#### WHAT YOU ARE ASKED TO DO:
Quote only the lines from the top of the listing below down to and including the line with "Chart.defaults.color = '#1a1a1a';".
:: SUPPLIED INFORMATION ::
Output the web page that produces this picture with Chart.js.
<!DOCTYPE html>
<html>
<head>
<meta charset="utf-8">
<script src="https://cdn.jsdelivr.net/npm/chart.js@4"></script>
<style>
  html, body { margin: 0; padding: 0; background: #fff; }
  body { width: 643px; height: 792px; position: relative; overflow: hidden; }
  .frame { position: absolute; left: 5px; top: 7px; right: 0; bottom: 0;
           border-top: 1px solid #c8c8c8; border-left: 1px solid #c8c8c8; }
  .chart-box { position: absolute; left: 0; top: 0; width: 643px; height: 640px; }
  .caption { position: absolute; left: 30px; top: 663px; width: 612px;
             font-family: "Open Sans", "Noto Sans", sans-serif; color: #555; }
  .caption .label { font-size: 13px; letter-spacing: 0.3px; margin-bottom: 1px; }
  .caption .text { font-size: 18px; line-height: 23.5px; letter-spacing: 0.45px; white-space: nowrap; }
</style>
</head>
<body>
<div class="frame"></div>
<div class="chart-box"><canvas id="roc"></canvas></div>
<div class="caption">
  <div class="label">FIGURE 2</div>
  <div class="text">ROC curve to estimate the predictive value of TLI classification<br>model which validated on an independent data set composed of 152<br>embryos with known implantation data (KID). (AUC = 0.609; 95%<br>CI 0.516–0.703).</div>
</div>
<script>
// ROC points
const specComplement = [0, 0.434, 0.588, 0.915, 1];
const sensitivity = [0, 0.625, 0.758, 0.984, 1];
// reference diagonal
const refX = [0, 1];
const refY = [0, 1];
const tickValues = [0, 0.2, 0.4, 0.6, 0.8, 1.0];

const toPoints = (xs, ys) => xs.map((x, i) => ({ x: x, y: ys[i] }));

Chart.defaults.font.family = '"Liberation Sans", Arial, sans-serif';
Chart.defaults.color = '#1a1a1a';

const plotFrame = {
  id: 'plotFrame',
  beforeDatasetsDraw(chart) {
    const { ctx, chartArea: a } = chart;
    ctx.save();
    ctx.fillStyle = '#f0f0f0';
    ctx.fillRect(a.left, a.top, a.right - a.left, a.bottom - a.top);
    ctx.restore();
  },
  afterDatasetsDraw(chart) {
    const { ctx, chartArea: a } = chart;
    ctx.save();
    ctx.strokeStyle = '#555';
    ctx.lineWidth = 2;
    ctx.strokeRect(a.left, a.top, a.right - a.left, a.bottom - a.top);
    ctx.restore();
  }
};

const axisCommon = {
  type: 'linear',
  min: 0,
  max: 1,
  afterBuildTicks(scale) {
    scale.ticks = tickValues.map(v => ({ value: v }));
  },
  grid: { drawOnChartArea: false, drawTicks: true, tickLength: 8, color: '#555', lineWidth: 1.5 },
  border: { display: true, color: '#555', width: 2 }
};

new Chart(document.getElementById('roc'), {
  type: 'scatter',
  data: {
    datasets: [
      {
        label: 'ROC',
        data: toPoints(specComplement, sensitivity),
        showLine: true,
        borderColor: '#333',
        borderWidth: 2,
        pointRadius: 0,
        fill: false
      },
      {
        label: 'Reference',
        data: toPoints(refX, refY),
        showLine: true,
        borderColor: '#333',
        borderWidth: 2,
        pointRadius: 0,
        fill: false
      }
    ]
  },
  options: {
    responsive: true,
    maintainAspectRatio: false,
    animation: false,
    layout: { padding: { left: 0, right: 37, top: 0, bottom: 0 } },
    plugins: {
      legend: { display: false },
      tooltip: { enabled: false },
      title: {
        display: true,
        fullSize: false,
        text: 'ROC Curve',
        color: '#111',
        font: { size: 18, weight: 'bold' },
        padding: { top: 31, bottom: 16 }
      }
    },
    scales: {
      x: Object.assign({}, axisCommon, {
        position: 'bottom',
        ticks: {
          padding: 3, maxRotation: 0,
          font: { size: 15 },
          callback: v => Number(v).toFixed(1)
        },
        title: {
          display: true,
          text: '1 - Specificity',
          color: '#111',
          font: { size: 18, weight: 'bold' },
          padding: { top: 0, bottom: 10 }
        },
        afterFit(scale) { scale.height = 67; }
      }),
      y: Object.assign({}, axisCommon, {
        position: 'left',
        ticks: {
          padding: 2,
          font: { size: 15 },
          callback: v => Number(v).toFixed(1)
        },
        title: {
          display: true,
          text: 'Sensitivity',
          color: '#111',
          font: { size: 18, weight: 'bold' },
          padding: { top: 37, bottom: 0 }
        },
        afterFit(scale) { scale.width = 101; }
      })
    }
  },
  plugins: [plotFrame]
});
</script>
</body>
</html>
:::
#### THE ANSWER:
Output the web page that produces this picture with Chart.js.
<!DOCTYPE html>
<html>
<head>
<meta charset="utf-8">
<script src="https://cdn.jsdelivr.net/npm/chart.js@4"></script>
<style>
  html, body { margin: 0; padding: 0; background: #fff; }
  body { width: 643px; height: 792px; position: relative; overflow: hidden; }
  .frame { position: absolute; left: 5px; top: 7px; right: 0; bottom: 0;
           border-top: 1px solid #c8c8c8; border-left: 1px solid #c8c8c8; }
  .chart-box { position: absolute; left: 0; top: 0; width: 643px; height: 640px; }
  .caption { position: absolute; left: 30px; top: 663px; width: 612px;
             font-family: "Open Sans", "Noto Sans", sans-serif; color: #555; }
  .caption .label { font-size: 13px; letter-spacing: 0.3px; margin-bottom: 1px; }
  .caption .text { font-size: 18px; line-height: 23.5px; letter-spacing: 0.45px; white-space: nowrap; }
</style>
</head>
<body>
<div class="frame"></div>
<div class="chart-box"><canvas id="roc"></canvas></div>
<div class="caption">
  <div class="label">FIGURE 2</div>
  <div class="text">ROC curve to estimate the predictive value of TLI classification<br>model which validated on an independent data set composed of 152<br>embryos with known implantation data (KID). (AUC = 0.609; 95%<br>CI 0.516–0.703).</div>
</div>
<script>
// ROC points
const specComplement = [0, 0.434, 0.588, 0.915, 1];
const sensitivity = [0, 0.625, 0.758, 0.984, 1];
// reference diagonal
const refX = [0, 1];
const refY = [0, 1];
const tickValues = [0, 0.2, 0.4, 0.6, 0.8, 1.0];

const toPoints = (xs, ys) => xs.map((x, i) => ({ x: x, y: ys[i] }));

Chart.defaults.font.family = '"Liberation Sans", Arial, sans-serif';
Chart.defaults.color = '#1a1a1a';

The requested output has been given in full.